[Rows from a dataset of charts and code]
start
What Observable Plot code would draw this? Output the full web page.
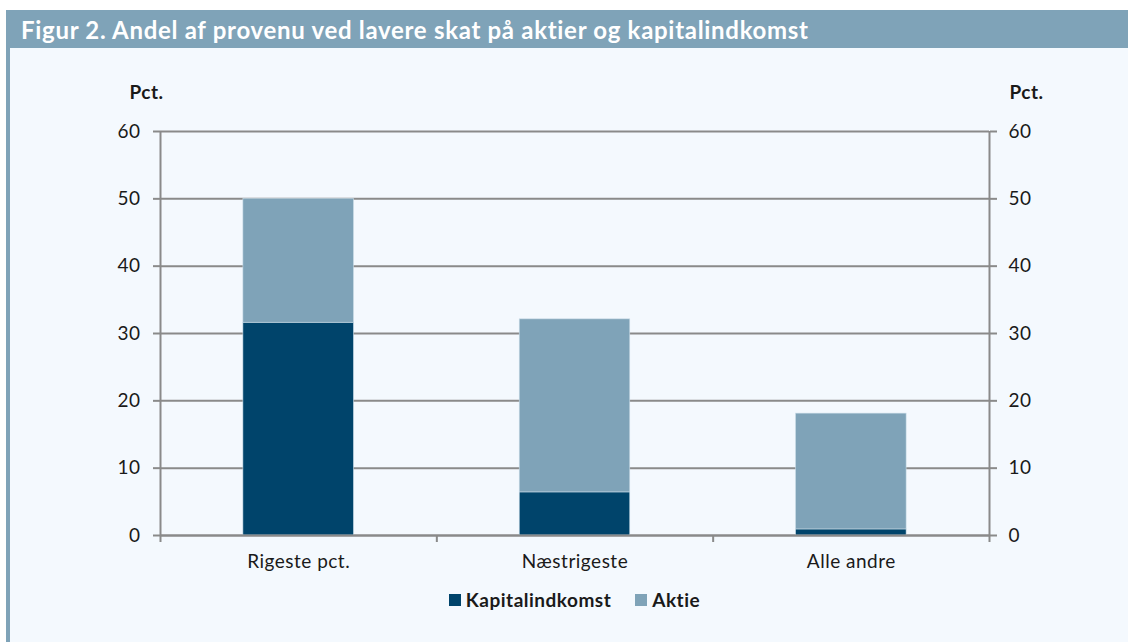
<!DOCTYPE html>
<html><head><meta charset="utf-8">
<script src="https://cdn.jsdelivr.net/npm/d3@7"></script>
<script src="https://cdn.jsdelivr.net/npm/@observablehq/plot@0.6"></script>
<style>
body{margin:0;background:#fff;font-family:Lato,"Open Sans",sans-serif;}
#page{position:relative;width:1128px;height:642px;overflow:hidden;}
#panel{position:absolute;left:6px;top:10px;right:0;bottom:0;background:#f4f9fe;border-left:4px solid #7fa3b8;}
#title{position:absolute;left:6px;top:10px;right:0;height:38px;background:#7fa3b8;color:#fff;font-weight:700;font-size:24px;letter-spacing:0.7px;line-height:39px;padding-left:15px;box-sizing:border-box;white-space:nowrap;}
#chart{position:absolute;left:0;top:48px;}
#legend{position:absolute;top:588px;left:160px;width:829px;display:flex;justify-content:center;gap:24px;font-weight:700;font-size:19px;letter-spacing:0.5px;color:#1a1a1a;}
.item{display:flex;align-items:center;gap:5px;}
.sw{width:12px;height:12px;display:inline-block;}
</style></head>
<body>
<div id="page">
  <div id="panel"></div>
  <div id="title">Figur 2. Andel af provenu ved lavere skat på aktier og kapitalindkomst</div>
  <div id="chart"></div>
  <div id="legend"></div>
</div>
<script>
const categories = ["Rigeste pct.", "Næstrigeste", "Alle andre"];
const series = ["Kapitalindkomst", "Aktie"];
const kapitalindkomst = [31.6, 6.4, 0.9];
const aktie = [18.4, 25.7, 17.2];
const yTicks = [0, 10, 20, 30, 40, 50, 60];
const colors = ["#00446b", "#7fa3b8"];

const rows = [];
categories.forEach((c, i) => {
  rows.push({i, cat: c, serie: series[0], value: kapitalindkomst[i]});
  rows.push({i, cat: c, serie: series[1], value: aktie[i]});
});
const idx = categories.map((c, i) => i);
const bounds = [-0.5, ...idx.map(i => i + 0.5)];
const gray = "#8a8a8a";

const chart = Plot.plot({
  width: 1128,
  height: 530,
  marginLeft: 160,
  marginRight: 139,
  marginTop: 83,
  marginBottom: 43,
  style: {fontFamily: "Lato, 'Open Sans', sans-serif", fontSize: "19px", letterSpacing: "0.5px", color: "#1a1a1a", background: "transparent"},
  x: {type: "linear", domain: [-0.5, categories.length - 0.5]},
  y: {domain: [0, 60]},
  color: {domain: series, range: colors},
  marks: [
    Plot.gridY(yTicks, {stroke: gray, strokeOpacity: 1, strokeWidth: 2}),
    Plot.rectY(rows, Plot.stackY({
      x1: d => d.i - 0.2, x2: d => d.i + 0.2, y: "value", fill: "serie",
      stroke: "#c9dbe7", strokeWidth: 0.6
    })),
    Plot.ruleY([0], {stroke: gray, strokeWidth: 2}),
    Plot.ruleX([bounds[0], bounds[bounds.length - 1]], {y1: 0, y2: 60, stroke: gray, strokeWidth: 2}),
    Plot.axisY(yTicks, {anchor: "left", tickSize: 7, tickPadding: 13, stroke: gray, strokeWidth: 2, label: null, fill: "#1a1a1a"}),
    Plot.axisY(yTicks, {anchor: "right", tickSize: 7, tickPadding: 12, stroke: gray, strokeWidth: 2, label: null, fill: "#1a1a1a"}),
    Plot.axisX(bounds, {tickSize: 7, tickFormat: () => "", stroke: gray, strokeWidth: 2, label: null}),
    Plot.axisX(idx, {tickSize: 0, tickPadding: 19, tickFormat: i => categories[i], label: null, fill: "#1a1a1a"}),
    Plot.text(["Pct."], {frameAnchor: "top-left", textAnchor: "start", lineAnchor: "bottom", dx: -31, dy: -33, fontWeight: "bold", fill: "#1a1a1a"}),
    Plot.text(["Pct."], {frameAnchor: "top-right", textAnchor: "start", lineAnchor: "bottom", dx: 20, dy: -33, fontWeight: "bold", fill: "#1a1a1a"})
  ]
});
document.getElementById("chart").appendChild(chart);

const legend = document.getElementById("legend");
series.forEach((s, k) => {
  const it = document.createElement("div");
  it.className = "item";
  it.innerHTML = `<span class="sw" style="background:${colors[k]}"></span><span>${s}</span>`;
  legend.appendChild(it);
});
</script>
</body></html>
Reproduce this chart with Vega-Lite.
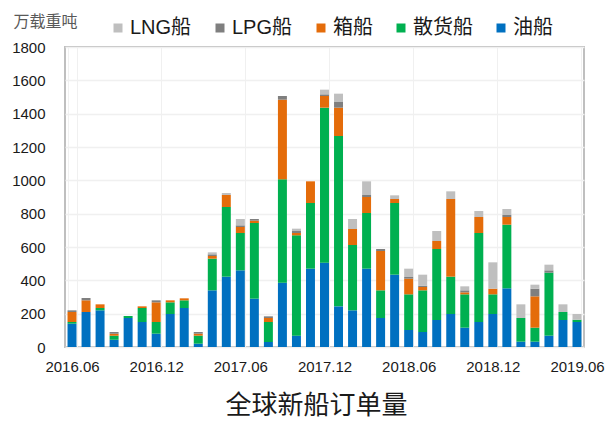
end
**To be done:** Looking at the entries above, say how many lines contain the word "page". Only the number is wanted.

**The reply:** 3